┌─ Given information

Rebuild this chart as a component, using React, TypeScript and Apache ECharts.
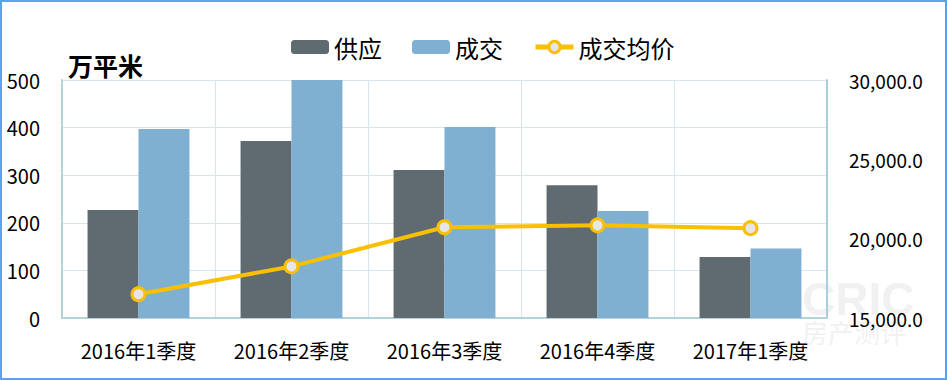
import React, { useEffect, useRef } from "react";
import * as echarts from "echarts";

const categories = ["2016年1季度", "2016年2季度", "2016年3季度", "2016年4季度", "2017年1季度"];
const supply = [227, 372, 311, 279, 128];
const deal = [397, 500, 401, 225, 146];
const avgPrice = [16500, 18250, 20720, 20840, 20660];
const seriesNames = ["供应", "成交", "成交均价"];
const unitLabel = "万平米";

const FONT = "'Microsoft YaHei', 'Noto Sans CJK SC', sans-serif";
const LINE_COLOR = "#f8c000";
const MARKER_FILL = "#e6e6ea";

export default function App() {
  const ref = useRef<HTMLDivElement>(null);
  useEffect(() => {
    if (!ref.current) return;
    const chart = echarts.init(ref.current, undefined, { renderer: "svg" });
    chart.setOption({
      animation: false,
      backgroundColor: "#ffffff",
      textStyle: { fontFamily: FONT, color: "#000" },
      title: {
        text: unitLabel,
        left: 63,
        top: 47,
        textStyle: { fontSize: 25, fontWeight: "bold", color: "#000", fontFamily: FONT },
      },
      legend: {
        left: 286,
        top: 30,
        itemWidth: 38,
        itemHeight: 14,
        itemGap: 30,
        textStyle: { fontSize: 24, color: "#000", fontFamily: FONT },
        data: [
          seriesNames[0],
          seriesNames[1],
          {
            name: seriesNames[2],
            itemStyle: { color: MARKER_FILL, borderColor: LINE_COLOR, borderWidth: 3 },
            lineStyle: { color: LINE_COLOR, width: 5 },
          },
        ],
      },
      grid: { left: 62, right: 120, top: 80, bottom: 62 },
      xAxis: {
        type: "category",
        data: categories,
        axisLine: { show: true, lineStyle: { color: "#b3d1de", width: 2 } },
        axisTick: { show: false },
        axisLabel: { fontSize: 20, color: "#000", margin: 22, fontFamily: FONT },
        splitLine: { show: true, lineStyle: { color: "#d6e6ec", width: 1 } },
      },
      yAxis: [
        {
          type: "value",
          min: 0,
          max: 500,
          interval: 100,
          axisLine: { show: true, lineStyle: { color: "#b3d1de", width: 2 } },
          axisTick: { show: false },
          axisLabel: { fontSize: 20, color: "#000", margin: 22, fontFamily: FONT },
          splitLine: { show: true, lineStyle: { color: "#d6e6ec", width: 1 } },
        },
        {
          type: "value",
          min: 15000,
          max: 30000,
          interval: 5000,
          axisLine: { show: true, lineStyle: { color: "#a9cde3", width: 2 } },
          axisTick: { show: false },
          axisLabel: {
            fontSize: 19,
            color: "#000",
            margin: 22,
            fontFamily: FONT,
            formatter: (v: number) =>
              v.toLocaleString("en-US", { minimumFractionDigits: 1, maximumFractionDigits: 1 }),
          },
          splitLine: { show: false },
        },
      ],
      series: [
        {
          name: seriesNames[0],
          type: "bar",
          data: supply,
          barWidth: "33.3%",
          barGap: "0%",
          itemStyle: { color: "#5f6a71" },
        },
        {
          name: seriesNames[1],
          type: "bar",
          data: deal,
          barWidth: "33.3%",
          barGap: "0%",
          itemStyle: { color: "#7fb0d2" },
        },
        {
          name: seriesNames[2],
          type: "line",
          yAxisIndex: 1,
          data: avgPrice,
          symbol: "circle",
          symbolSize: 13,
          itemStyle: { color: MARKER_FILL, borderColor: LINE_COLOR, borderWidth: 3 },
          lineStyle: { color: LINE_COLOR, width: 4 },
          z: 5,
        },
      ],
      graphic: [
        {
          type: "text",
          left: 802,
          top: 276,
          z: -1,
          style: {
            text: "CRIC",
            fontSize: 46,
            fontWeight: "bold",
            fontFamily: "Arial, 'Liberation Sans', sans-serif",
            fill: "rgba(215,215,215,0.35)",
          },
        },
        {
          type: "text",
          left: 802,
          top: 318,
          z: -1,
          style: {
            text: "房产测评",
            fontSize: 26,
            fontFamily: FONT,
            fill: "rgba(215,215,215,0.35)",
          },
        },
        {
          type: "rect",
          shape: { x: 1, y: 1, width: 945, height: 378 },
          style: { fill: "none", stroke: "#5ba3ee", lineWidth: 2 },
          z: 100,
        },
      ],
    });
    return () => chart.dispose();
  }, []);
  return (
    <div
      ref={ref}
      style={{ position: "fixed", left: 0, top: 0, width: 947, height: 380 }}
    />
  );
}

└─

- Given exercise: Copy the listing in full and without alteration, omitting every picture.

- Answer for the task:
Rebuild this chart as a component, using React, TypeScript and Apache ECharts.
import React, { useEffect, useRef } from "react";
import * as echarts from "echarts";

const categories = ["2016年1季度", "2016年2季度", "2016年3季度", "2016年4季度", "2017年1季度"];
const supply = [227, 372, 311, 279, 128];
const deal = [397, 500, 401, 225, 146];
const avgPrice = [16500, 18250, 20720, 20840, 20660];
const seriesNames = ["供应", "成交", "成交均价"];
const unitLabel = "万平米";

const FONT = "'Microsoft YaHei', 'Noto Sans CJK SC', sans-serif";
const LINE_COLOR = "#f8c000";
const MARKER_FILL = "#e6e6ea";

export default function App() {
  const ref = useRef<HTMLDivElement>(null);
  useEffect(() => {
    if (!ref.current) return;
    const chart = echarts.init(ref.current, undefined, { renderer: "svg" });
    chart.setOption({
      animation: false,
      backgroundColor: "#ffffff",
      textStyle: { fontFamily: FONT, color: "#000" },
      title: {
        text: unitLabel,
        left: 63,
        top: 47,
        textStyle: { fontSize: 25, fontWeight: "bold", color: "#000", fontFamily: FONT },
      },
      legend: {
        left: 286,
        top: 30,
        itemWidth: 38,
        itemHeight: 14,
        itemGap: 30,
        textStyle: { fontSize: 24, color: "#000", fontFamily: FONT },
        data: [
          seriesNames[0],
          seriesNames[1],
          {
            name: seriesNames[2],
            itemStyle: { color: MARKER_FILL, borderColor: LINE_COLOR, borderWidth: 3 },
            lineStyle: { color: LINE_COLOR, width: 5 },
          },
        ],
      },
      grid: { left: 62, right: 120, top: 80, bottom: 62 },
      xAxis: {
        type: "category",
        data: categories,
        axisLine: { show: true, lineStyle: { color: "#b3d1de", width: 2 } },
        axisTick: { show: false },
        axisLabel: { fontSize: 20, color: "#000", margin: 22, fontFamily: FONT },
        splitLine: { show: true, lineStyle: { color: "#d6e6ec", width: 1 } },
      },
      yAxis: [
        {
          type: "value",
          min: 0,
          max: 500,
          interval: 100,
          axisLine: { show: true, lineStyle: { color: "#b3d1de", width: 2 } },
          axisTick: { show: false },
          axisLabel: { fontSize: 20, color: "#000", margin: 22, fontFamily: FONT },
          splitLine: { show: true, lineStyle: { color: "#d6e6ec", width: 1 } },
        },
        {
          type: "value",
          min: 15000,
          max: 30000,
          interval: 5000,
          axisLine: { show: true, lineStyle: { color: "#a9cde3", width: 2 } },
          axisTick: { show: false },
          axisLabel: {
            fontSize: 19,
            color: "#000",
            margin: 22,
            fontFamily: FONT,
            formatter: (v: number) =>
              v.toLocaleString("en-US", { minimumFractionDigits: 1, maximumFractionDigits: 1 }),
          },
          splitLine: { show: false },
        },
      ],
      series: [
        {
          name: seriesNames[0],
          type: "bar",
          data: supply,
          barWidth: "33.3%",
          barGap: "0%",
          itemStyle: { color: "#5f6a71" },
        },
        {
          name: seriesNames[1],
          type: "bar",
          data: deal,
          barWidth: "33.3%",
          barGap: "0%",
          itemStyle: { color: "#7fb0d2" },
        },
        {
          name: seriesNames[2],
          type: "line",
          yAxisIndex: 1,
          data: avgPrice,
          symbol: "circle",
          symbolSize: 13,
          itemStyle: { color: MARKER_FILL, borderColor: LINE_COLOR, borderWidth: 3 },
          lineStyle: { color: LINE_COLOR, width: 4 },
          z: 5,
        },
      ],
      graphic: [
        {
          type: "text",
          left: 802,
          top: 276,
          z: -1,
          style: {
            text: "CRIC",
            fontSize: 46,
            fontWeight: "bold",
            fontFamily: "Arial, 'Liberation Sans', sans-serif",
            fill: "rgba(215,215,215,0.35)",
          },
        },
        {
          type: "text",
          left: 802,
          top: 318,
          z: -1,
          style: {
            text: "房产测评",
            fontSize: 26,
            fontFamily: FONT,
            fill: "rgba(215,215,215,0.35)",
          },
        },
        {
          type: "rect",
          shape: { x: 1, y: 1, width: 945, height: 378 },
          style: { fill: "none", stroke: "#5ba3ee", lineWidth: 2 },
          z: 100,
        },
      ],
    });
    return () => chart.dispose();
  }, []);
  return (
    <div
      ref={ref}
      style={{ position: "fixed", left: 0, top: 0, width: 947, height: 380 }}
    />
  );
}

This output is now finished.